◆ Problem requirements:
Pictures must not be retyped. Return exactly the lines from the one with "Write the D3.js code for this chart." through the one with "dei tuoi insegnanti", both included, and no others.

[Entries with chart source code]
>> BEGIN

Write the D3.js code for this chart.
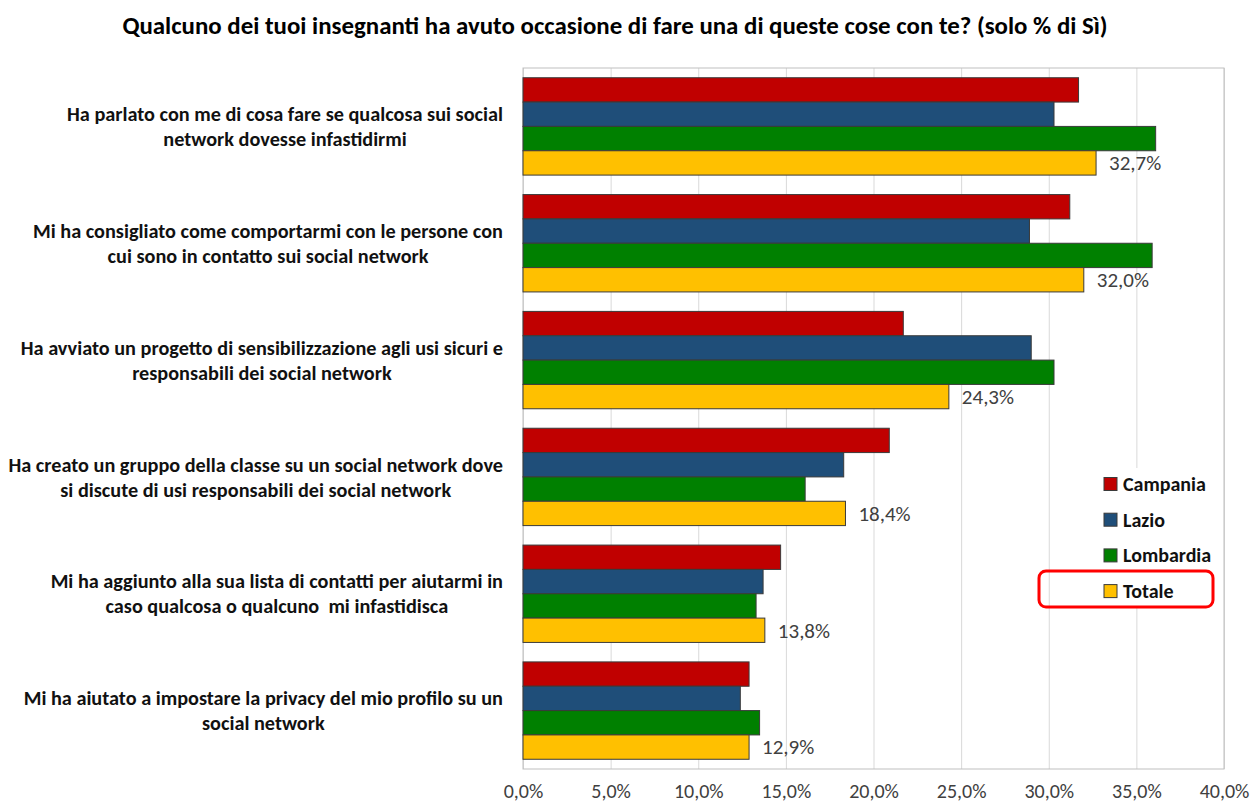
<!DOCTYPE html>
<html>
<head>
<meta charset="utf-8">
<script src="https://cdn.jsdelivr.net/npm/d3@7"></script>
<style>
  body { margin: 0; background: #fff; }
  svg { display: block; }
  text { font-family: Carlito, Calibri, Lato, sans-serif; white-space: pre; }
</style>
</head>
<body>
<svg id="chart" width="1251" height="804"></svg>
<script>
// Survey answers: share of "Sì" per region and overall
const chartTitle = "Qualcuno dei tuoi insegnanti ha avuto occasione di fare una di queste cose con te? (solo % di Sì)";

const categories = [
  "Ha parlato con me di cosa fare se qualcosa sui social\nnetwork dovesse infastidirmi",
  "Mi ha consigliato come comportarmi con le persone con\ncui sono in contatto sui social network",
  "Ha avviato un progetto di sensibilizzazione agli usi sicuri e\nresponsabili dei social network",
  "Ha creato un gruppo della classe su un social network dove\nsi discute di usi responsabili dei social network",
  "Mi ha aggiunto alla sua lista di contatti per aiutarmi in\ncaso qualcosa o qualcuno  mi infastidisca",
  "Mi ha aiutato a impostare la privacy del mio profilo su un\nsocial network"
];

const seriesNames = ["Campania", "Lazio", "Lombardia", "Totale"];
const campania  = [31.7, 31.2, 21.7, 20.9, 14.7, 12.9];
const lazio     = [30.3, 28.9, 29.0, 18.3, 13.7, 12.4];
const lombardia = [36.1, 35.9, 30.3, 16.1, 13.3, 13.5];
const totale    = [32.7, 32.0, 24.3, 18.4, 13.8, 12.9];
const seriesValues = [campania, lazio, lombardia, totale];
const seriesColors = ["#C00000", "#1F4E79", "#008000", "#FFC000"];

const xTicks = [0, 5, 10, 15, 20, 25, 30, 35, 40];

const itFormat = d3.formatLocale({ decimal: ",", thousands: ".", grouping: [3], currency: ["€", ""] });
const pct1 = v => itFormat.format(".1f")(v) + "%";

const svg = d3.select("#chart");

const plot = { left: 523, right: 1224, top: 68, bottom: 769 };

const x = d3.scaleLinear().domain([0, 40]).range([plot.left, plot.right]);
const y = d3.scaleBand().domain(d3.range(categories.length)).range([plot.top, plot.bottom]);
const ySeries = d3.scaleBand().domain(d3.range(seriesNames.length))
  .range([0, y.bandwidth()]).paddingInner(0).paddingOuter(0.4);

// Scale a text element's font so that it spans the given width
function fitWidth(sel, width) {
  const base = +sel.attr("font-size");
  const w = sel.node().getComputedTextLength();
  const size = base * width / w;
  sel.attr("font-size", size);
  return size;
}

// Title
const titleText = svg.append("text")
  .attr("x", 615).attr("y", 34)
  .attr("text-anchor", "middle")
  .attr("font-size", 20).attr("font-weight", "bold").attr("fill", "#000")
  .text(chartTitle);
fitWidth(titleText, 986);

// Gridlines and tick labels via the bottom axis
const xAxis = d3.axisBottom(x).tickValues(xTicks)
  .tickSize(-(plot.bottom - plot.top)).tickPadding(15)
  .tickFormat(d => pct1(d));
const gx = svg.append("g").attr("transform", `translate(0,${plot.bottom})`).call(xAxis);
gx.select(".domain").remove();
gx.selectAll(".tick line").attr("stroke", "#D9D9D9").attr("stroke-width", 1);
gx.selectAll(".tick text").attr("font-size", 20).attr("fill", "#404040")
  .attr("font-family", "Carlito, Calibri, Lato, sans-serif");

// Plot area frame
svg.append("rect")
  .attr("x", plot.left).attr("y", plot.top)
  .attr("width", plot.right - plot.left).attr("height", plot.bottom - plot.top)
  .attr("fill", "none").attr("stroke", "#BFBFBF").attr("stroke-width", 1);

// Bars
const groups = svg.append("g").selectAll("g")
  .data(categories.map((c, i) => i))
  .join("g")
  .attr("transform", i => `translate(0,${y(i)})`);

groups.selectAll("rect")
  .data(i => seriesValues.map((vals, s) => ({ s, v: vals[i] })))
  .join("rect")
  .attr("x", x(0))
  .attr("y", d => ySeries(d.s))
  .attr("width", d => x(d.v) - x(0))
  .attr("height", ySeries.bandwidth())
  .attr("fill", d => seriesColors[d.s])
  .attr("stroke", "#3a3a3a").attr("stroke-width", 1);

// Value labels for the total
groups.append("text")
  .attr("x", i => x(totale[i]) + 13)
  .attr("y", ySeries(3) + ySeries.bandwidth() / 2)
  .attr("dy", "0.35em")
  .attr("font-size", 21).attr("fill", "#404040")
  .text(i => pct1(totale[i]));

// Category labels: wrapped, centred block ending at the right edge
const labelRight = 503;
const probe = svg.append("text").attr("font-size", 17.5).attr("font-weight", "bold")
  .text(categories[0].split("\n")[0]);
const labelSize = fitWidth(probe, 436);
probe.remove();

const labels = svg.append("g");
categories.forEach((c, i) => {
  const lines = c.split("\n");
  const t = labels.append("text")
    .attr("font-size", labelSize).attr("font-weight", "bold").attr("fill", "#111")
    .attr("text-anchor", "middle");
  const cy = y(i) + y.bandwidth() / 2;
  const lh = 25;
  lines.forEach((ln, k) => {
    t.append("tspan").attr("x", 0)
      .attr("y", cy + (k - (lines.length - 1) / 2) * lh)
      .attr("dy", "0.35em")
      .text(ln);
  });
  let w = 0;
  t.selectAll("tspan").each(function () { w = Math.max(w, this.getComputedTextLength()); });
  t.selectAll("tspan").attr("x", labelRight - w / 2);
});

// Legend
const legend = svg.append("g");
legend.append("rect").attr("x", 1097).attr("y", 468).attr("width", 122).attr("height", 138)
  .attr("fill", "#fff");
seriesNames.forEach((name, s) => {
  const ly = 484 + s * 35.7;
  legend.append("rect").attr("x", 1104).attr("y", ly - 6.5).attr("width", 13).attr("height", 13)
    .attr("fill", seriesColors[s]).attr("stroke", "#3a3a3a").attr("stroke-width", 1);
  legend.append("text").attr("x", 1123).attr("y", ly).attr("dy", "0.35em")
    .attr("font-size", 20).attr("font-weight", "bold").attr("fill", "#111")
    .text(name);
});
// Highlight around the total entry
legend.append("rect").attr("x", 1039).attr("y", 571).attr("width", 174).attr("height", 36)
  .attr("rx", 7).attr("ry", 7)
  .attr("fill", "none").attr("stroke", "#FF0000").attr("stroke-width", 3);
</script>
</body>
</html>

>> END
>> BEGIN

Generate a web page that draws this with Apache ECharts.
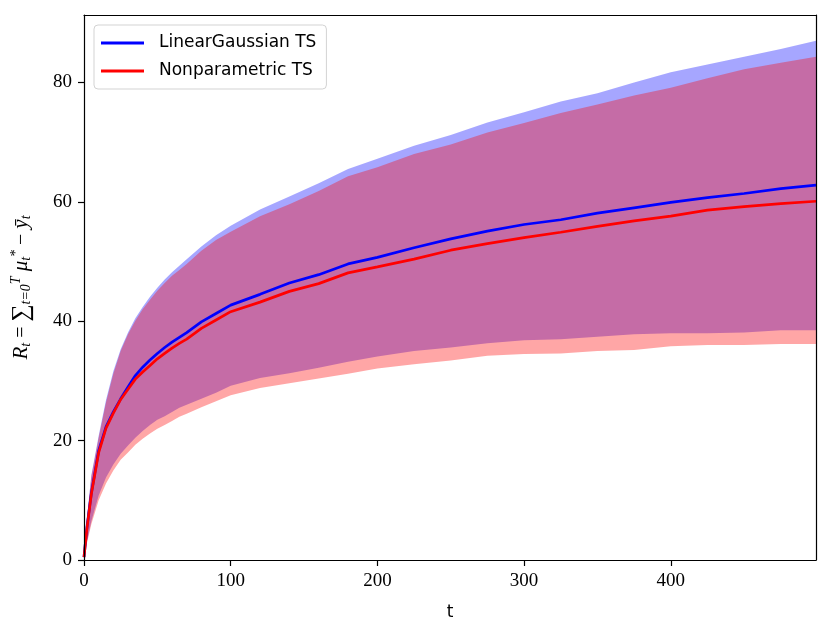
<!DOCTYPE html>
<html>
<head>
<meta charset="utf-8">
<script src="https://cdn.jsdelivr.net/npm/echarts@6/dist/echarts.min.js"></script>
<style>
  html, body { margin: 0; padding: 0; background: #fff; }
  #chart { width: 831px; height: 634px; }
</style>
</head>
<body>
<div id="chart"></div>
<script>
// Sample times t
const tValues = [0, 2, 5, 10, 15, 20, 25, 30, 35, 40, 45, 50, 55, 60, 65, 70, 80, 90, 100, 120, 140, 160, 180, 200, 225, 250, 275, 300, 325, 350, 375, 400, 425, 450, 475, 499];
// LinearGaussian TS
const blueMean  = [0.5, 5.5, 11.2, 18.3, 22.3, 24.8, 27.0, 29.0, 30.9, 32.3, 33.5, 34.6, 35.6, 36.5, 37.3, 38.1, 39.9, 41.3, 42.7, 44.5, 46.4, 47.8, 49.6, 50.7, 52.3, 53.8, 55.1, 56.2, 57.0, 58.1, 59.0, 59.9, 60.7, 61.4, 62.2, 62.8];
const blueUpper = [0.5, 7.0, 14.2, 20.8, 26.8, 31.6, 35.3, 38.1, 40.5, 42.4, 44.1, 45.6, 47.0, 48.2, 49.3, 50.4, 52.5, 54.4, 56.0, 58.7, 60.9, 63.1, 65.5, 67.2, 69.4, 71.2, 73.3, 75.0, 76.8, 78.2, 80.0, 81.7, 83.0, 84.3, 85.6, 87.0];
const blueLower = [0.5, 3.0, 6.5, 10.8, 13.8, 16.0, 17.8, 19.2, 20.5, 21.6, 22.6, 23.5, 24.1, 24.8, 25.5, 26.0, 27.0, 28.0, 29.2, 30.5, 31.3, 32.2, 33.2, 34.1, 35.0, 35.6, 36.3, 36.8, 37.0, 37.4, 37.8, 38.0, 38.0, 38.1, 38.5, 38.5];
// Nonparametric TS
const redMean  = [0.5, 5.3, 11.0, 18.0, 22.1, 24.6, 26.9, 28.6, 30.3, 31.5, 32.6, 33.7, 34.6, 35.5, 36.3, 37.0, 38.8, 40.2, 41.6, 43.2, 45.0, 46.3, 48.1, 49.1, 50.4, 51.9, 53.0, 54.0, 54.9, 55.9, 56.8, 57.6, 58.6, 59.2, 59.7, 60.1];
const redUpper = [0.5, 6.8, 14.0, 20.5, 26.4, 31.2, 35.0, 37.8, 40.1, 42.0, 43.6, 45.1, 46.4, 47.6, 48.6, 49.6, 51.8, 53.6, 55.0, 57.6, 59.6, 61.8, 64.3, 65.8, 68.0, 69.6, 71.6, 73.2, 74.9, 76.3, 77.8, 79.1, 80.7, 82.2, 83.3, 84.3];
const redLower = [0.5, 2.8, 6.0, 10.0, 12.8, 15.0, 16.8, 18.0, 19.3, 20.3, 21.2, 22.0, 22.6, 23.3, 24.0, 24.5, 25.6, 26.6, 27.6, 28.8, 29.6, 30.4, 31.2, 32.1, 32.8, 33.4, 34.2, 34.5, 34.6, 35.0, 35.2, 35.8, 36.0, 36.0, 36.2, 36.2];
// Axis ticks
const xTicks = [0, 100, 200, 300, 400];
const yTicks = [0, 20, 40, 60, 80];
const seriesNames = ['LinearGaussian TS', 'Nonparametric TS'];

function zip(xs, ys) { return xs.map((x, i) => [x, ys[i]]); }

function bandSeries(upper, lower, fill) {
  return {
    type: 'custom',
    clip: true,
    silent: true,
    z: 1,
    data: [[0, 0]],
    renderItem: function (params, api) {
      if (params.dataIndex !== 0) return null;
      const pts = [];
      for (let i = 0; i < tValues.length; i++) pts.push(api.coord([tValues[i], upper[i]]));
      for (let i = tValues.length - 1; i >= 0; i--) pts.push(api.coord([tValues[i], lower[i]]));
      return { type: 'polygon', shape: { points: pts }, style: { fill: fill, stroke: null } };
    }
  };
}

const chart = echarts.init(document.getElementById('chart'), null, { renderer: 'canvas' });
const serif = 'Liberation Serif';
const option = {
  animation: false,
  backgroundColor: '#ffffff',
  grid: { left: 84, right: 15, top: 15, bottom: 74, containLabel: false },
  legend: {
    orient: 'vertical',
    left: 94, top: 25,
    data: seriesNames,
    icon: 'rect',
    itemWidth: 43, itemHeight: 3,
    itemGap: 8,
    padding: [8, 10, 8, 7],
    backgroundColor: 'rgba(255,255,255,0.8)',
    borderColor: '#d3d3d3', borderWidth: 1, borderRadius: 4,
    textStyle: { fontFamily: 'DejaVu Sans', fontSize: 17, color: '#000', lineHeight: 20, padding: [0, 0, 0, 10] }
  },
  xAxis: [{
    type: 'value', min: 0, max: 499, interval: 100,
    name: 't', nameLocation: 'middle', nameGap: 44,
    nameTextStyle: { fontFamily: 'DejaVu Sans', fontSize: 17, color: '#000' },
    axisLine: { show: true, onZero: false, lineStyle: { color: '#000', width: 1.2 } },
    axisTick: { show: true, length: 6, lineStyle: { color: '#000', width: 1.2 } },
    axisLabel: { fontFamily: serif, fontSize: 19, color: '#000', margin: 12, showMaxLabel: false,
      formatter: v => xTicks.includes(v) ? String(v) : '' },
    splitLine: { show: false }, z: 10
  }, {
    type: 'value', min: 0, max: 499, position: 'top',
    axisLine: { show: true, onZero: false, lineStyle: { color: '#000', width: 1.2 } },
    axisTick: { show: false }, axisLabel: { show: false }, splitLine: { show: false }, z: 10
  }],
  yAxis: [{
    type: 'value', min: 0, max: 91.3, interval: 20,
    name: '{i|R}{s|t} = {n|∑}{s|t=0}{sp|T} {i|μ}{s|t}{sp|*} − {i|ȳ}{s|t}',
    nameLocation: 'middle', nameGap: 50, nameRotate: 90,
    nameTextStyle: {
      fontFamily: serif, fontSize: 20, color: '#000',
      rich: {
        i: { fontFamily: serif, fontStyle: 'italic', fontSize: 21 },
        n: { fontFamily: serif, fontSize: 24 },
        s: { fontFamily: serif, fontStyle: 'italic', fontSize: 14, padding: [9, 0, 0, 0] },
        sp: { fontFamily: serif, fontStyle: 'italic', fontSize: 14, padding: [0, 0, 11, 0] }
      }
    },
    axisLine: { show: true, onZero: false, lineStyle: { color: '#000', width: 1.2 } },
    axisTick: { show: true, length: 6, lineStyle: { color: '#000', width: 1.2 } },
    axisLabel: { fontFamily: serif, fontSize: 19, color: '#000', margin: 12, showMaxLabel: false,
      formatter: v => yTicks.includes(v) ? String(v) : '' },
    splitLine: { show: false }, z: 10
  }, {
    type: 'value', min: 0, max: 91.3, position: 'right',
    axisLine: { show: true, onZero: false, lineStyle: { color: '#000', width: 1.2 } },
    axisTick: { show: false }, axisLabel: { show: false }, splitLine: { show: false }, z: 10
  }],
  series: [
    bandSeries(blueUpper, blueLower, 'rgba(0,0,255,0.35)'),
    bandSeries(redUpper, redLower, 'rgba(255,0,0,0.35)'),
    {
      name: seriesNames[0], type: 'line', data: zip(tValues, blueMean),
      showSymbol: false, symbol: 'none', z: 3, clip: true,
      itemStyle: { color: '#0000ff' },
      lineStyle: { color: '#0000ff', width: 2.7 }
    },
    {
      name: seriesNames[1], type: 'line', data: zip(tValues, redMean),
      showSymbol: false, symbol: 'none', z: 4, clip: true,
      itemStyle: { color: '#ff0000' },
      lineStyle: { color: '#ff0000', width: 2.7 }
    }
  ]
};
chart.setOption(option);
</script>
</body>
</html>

>> END

◆ Result of the task:
Write the D3.js code for this chart.
<!DOCTYPE html>
<html>
<head>
<meta charset="utf-8">
<script src="https://cdn.jsdelivr.net/npm/d3@7"></script>
<style>
  body { margin: 0; background: #fff; }
  svg { display: block; }
  text { font-family: Carlito, Calibri, Lato, sans-serif; white-space: pre; }
</style>
</head>
<body>
<svg id="chart" width="1251" height="804"></svg>
<script>
// Survey answers: share of "Sì" per region and overall
const chartTitle = "Qualcuno dei tuoi insegnanti ha avuto occasione di fare una di queste cose con te? (solo % di Sì)";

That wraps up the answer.